Henri and Helene have
some interesting conversations as we go round the course. None of which I
understand but I could guess what they were saying based upon their actions.
“That’s a good shot for you”, “Excellent” “You’ve lost that”, “That’s in the
out of bounds”, “Oh dear”. As we walk the course Henri informs me that he and
Helene are on holiday from Paris and come here for 5 months of the year! Now
that’s a holiday and I thought ours was long at 6 weeks!
As we approached
the 17th par 3 SI 8 at 104 m we had a veritable mountain to climb,
the incline was immense with the green perched somewhere on the top. To
enable the golfer to make this hazardous climb a ski lift is in place to pull
player and trolley up the slope! Thinking you have reached the highest point
possible the 18th par 4 SI 12 at 224 m sees you off, with another
incredible climb but with no assistance. The carry bag by this time weighs
heavily on my shoulders and I look forward to a cooling drink in the bar. The
view atop the 18th is remarkable. Directly behind you the forest
canopy stretches as far as the eye can see and to the right the town of
Arcachon with the sea in the distance.

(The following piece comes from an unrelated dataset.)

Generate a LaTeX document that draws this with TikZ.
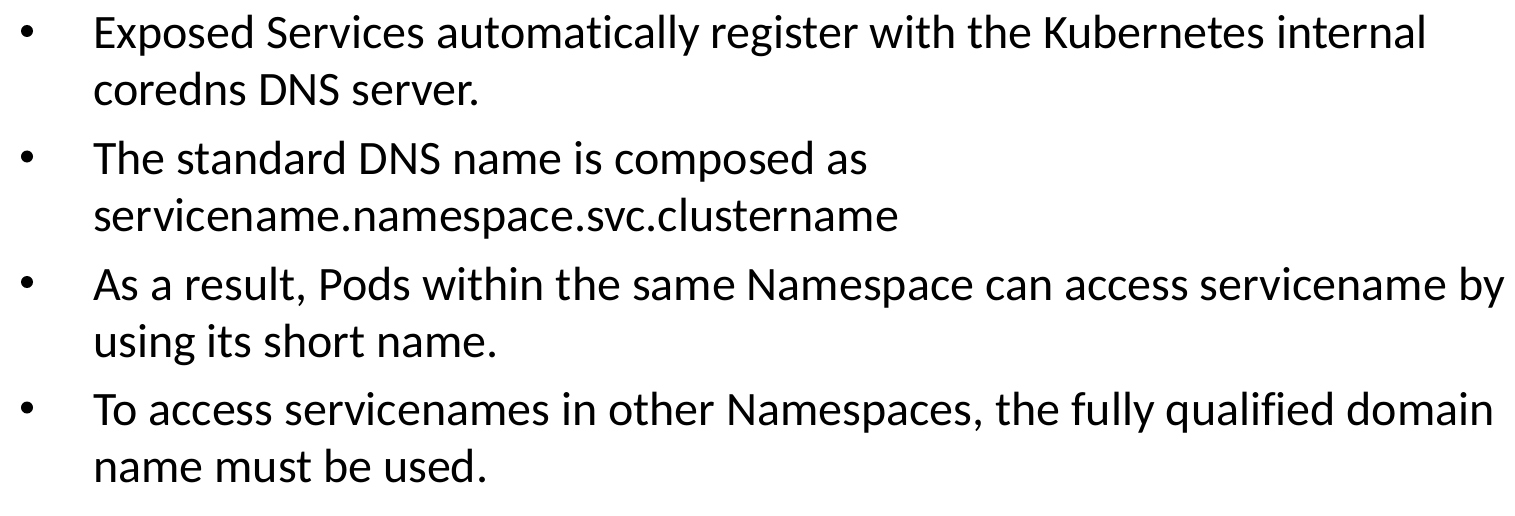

Arcachon if you haven’t already
guessed is a wealthy person’s paradise as large individually designed villas
abound.
As we crossed the
road to the 18th tee, par 4 SI 12 at 242 m Helene turned to me and
in a perfectly good English asks, “What do you think of Brexit?” To say I was
flabbergasted would be an understatement, this lady has not spoken to me once
in the last 4 hours. As I gathered my composure, I was about to explain my
position in relation to this great British conundrum however, I was unable to
get a word in edgeways as Helene regaled me with her thoughts, “Britain
should stay in the union, after all we are all European, the UK has made a
Dogs Brexit for itself and Bo Jo is a buffoon”.
None of which I
could disagree with, if I’d been given the opportunity to speak.
Game over, we shook
hands and went our separate ways. I made a b line for the restaurant/bar, ordered
a fizzy drink, handed over 4 euros 50 and drank thirstily, before heading
back to the comfort of my tiny caravan. Henri and Helene undoubtedly return
to their villa for a chilled glass of Dom Perignon and as to Maurice, who
knows, he probably goes round again and again.